BEGIN

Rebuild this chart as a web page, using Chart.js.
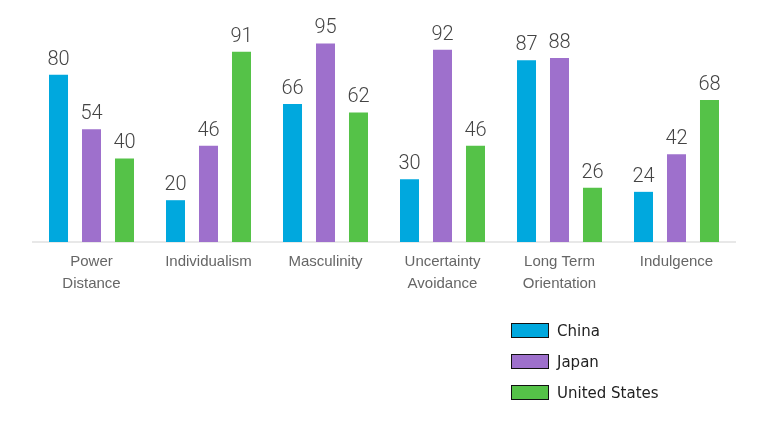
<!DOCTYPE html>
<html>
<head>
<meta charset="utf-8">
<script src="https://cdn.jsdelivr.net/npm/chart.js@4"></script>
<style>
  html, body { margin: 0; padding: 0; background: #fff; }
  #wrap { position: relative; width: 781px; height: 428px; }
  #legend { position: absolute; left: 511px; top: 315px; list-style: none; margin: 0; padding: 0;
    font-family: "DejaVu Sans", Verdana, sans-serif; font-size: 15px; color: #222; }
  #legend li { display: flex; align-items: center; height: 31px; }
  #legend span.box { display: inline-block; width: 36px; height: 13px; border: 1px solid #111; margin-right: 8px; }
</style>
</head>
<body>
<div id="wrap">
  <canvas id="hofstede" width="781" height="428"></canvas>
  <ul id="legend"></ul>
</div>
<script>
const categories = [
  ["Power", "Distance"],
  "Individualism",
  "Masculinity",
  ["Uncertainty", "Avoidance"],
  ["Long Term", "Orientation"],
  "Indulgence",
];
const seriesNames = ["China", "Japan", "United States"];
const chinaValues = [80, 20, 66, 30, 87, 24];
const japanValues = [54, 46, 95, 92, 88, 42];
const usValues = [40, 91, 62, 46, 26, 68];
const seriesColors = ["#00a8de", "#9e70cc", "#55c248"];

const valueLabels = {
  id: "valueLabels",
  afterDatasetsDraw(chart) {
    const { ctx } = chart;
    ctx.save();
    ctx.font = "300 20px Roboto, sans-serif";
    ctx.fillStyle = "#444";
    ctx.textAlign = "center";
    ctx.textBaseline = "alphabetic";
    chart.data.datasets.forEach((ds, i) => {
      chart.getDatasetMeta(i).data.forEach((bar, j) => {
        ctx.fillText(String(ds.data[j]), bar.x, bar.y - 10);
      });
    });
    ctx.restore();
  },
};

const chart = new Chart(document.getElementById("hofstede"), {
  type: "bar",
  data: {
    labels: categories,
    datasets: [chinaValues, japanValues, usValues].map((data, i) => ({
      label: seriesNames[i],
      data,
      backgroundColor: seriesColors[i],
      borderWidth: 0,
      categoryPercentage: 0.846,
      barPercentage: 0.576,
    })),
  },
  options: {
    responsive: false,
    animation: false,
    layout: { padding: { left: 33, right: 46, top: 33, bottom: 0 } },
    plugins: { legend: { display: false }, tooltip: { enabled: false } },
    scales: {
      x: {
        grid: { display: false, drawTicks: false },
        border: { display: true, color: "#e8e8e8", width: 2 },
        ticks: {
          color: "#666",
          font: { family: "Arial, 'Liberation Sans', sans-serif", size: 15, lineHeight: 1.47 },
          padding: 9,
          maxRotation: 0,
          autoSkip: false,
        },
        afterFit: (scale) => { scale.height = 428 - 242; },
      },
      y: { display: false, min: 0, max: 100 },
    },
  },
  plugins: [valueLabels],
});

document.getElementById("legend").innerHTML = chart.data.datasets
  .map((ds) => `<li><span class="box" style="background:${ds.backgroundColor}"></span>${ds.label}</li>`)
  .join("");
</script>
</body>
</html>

END

▶ _What you have to do_
Without the pictures, write out the whole listing above exactly as it appears.

▶ _Correct result_
Rebuild this chart as a web page, using Chart.js.
<!DOCTYPE html>
<html>
<head>
<meta charset="utf-8">
<script src="https://cdn.jsdelivr.net/npm/chart.js@4"></script>
<style>
  html, body { margin: 0; padding: 0; background: #fff; }
  #wrap { position: relative; width: 781px; height: 428px; }
  #legend { position: absolute; left: 511px; top: 315px; list-style: none; margin: 0; padding: 0;
    font-family: "DejaVu Sans", Verdana, sans-serif; font-size: 15px; color: #222; }
  #legend li { display: flex; align-items: center; height: 31px; }
  #legend span.box { display: inline-block; width: 36px; height: 13px; border: 1px solid #111; margin-right: 8px; }
</style>
</head>
<body>
<div id="wrap">
  <canvas id="hofstede" width="781" height="428"></canvas>
  <ul id="legend"></ul>
</div>
<script>
const categories = [
  ["Power", "Distance"],
  "Individualism",
  "Masculinity",
  ["Uncertainty", "Avoidance"],
  ["Long Term", "Orientation"],
  "Indulgence",
];
const seriesNames = ["China", "Japan", "United States"];
const chinaValues = [80, 20, 66, 30, 87, 24];
const japanValues = [54, 46, 95, 92, 88, 42];
const usValues = [40, 91, 62, 46, 26, 68];
const seriesColors = ["#00a8de", "#9e70cc", "#55c248"];

const valueLabels = {
  id: "valueLabels",
  afterDatasetsDraw(chart) {
    const { ctx } = chart;
    ctx.save();
    ctx.font = "300 20px Roboto, sans-serif";
    ctx.fillStyle = "#444";
    ctx.textAlign = "center";
    ctx.textBaseline = "alphabetic";
    chart.data.datasets.forEach((ds, i) => {
      chart.getDatasetMeta(i).data.forEach((bar, j) => {
        ctx.fillText(String(ds.data[j]), bar.x, bar.y - 10);
      });
    });
    ctx.restore();
  },
};

const chart = new Chart(document.getElementById("hofstede"), {
  type: "bar",
  data: {
    labels: categories,
    datasets: [chinaValues, japanValues, usValues].map((data, i) => ({
      label: seriesNames[i],
      data,
      backgroundColor: seriesColors[i],
      borderWidth: 0,
      categoryPercentage: 0.846,
      barPercentage: 0.576,
    })),
  },
  options: {
    responsive: false,
    animation: false,
    layout: { padding: { left: 33, right: 46, top: 33, bottom: 0 } },
    plugins: { legend: { display: false }, tooltip: { enabled: false } },
    scales: {
      x: {
        grid: { display: false, drawTicks: false },
        border: { display: true, color: "#e8e8e8", width: 2 },
        ticks: {
          color: "#666",
          font: { family: "Arial, 'Liberation Sans', sans-serif", size: 15, lineHeight: 1.47 },
          padding: 9,
          maxRotation: 0,
          autoSkip: false,
        },
        afterFit: (scale) => { scale.height = 428 - 242; },
      },
      y: { display: false, min: 0, max: 100 },
    },
  },
  plugins: [valueLabels],
});

document.getElementById("legend").innerHTML = chart.data.datasets
  .map((ds) => `<li><span class="box" style="background:${ds.backgroundColor}"></span>${ds.label}</li>`)
  .join("");
</script>
</body>
</html>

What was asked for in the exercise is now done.